|Nancy J. Tanaguchi, author, spoke at the Emery County Historical Society.|
The Emery County Historical Society held their monthly meeting at the Museum of the San Rafael, June.
The audience was first entertained by Hans Baantjer and his daughter Sheila. Hans played the guitar in accompaniment to Sheila's playing on the flute.
Hans Baantjer is from Holland and teaches chorus at San Rafael Junior High School in Ferron. Sheila Baantjer has won several awards for flute playing in state competitions.
|Hans and Shela Baantjer perform at the historical society.|
The guest speaker for the evening was Nancy J. Tanaguchi, a professor of history at California State University, Stanislaus. She is a former faculty member of the College of Eastern Utah, Price, where she taught history for five years.
Tanaguchi was born in Virginia but was raised in Castle Valley. She and her husband Robert Tanaguchi, a native of Price, were teaching in the Middle East when they met and married. They now live in Turloch, Calif. The invitation to speak to the Emery County Historical Society allowed her and her husband to come to Utah and renew acquaintances with friends and relatives.

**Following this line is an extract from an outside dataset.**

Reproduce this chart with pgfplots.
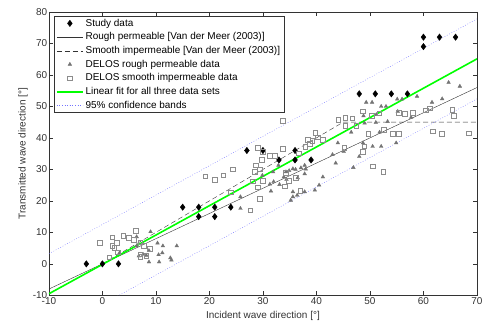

Nancy Tanaguchi has written and published several articles and books about the mining industry in Utah, tied with the history of Utah, the United States and Europe. The topics she discussed came from her book "Castle Valley, America, Hard Land, Hard Won Home." She quoted several historical events about the railroads, the mines, mine owners, payroll robbery, pioneers and the settling of Castle Valley Country. The book tells the stories of people living in Carbon and Emery counties from 1807-2004, struggling to scratch out a living in this desert valley, surrounded by mountains. This book has over 300 pages and contains 40 photos and a map of the Castle Valley area. The book is available at the museum.
Another book written by Nancy Tanaguchi and mentioned by her is titled "Necessary Fraud: Progressive Reform and Utah Coal." This book is about murder, intrigue, court battles and money made and lost in the Utah mining industry.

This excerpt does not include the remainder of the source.